Collecting Customer Feedback

It takes humility to seek feedback. It takes wisdom to understand it, analyze it and appropriately act on it.

Stephen Covey

Complaining customers are not your most at-risk buyers – the ones most likely to defect.

It’s the quietly disappointed ones that you have to look out for. These are the ones who, if approached by the competitor with a slightly better deal will abandon you for greener pastures.

Customer feedback has become one of the primary drivers of long-term growth. Present day organizations jump at every opportunity to talk to the customer or learn about them. Businesses are spending huge budgets on setting up feedback channels: emails, reviews, surveys, and website analytics.

The pertinent question now is: how do you utilize these channels to actually learn from the feedback? Before you establish the viability of a channel, it is crucial to develop a clear picture of WHY you are collecting feedback.

Are you seeking first-hand advice on product improvement? Are you building a new feature for which you’re seeking the users’ inputs? Have you been receiving a lot of complaints? Once you have the end goal clear, proceed to the tactical part: how do you collect feedback?

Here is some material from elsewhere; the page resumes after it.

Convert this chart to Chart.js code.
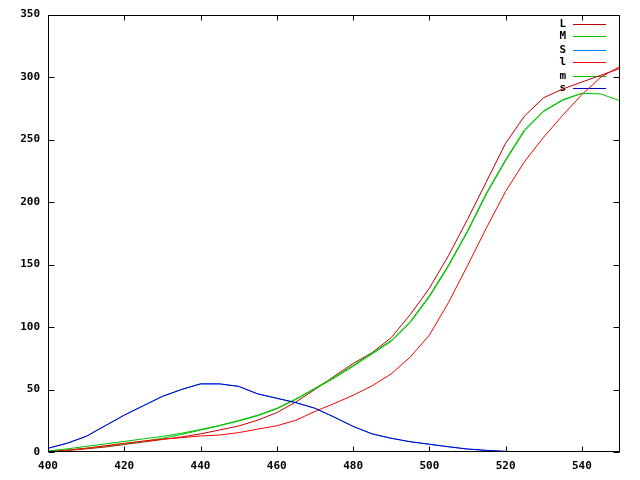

Customers often view the requests for their feedback as a redundant activity. They believe that they are giving the organization feedback each time they buy another product or service, recommend you to others, or remain a customer over time. So the question remains: How can your organization stay current on customers ever changing needs and expectations without annoying or estranging them with traditional customer feedback efforts?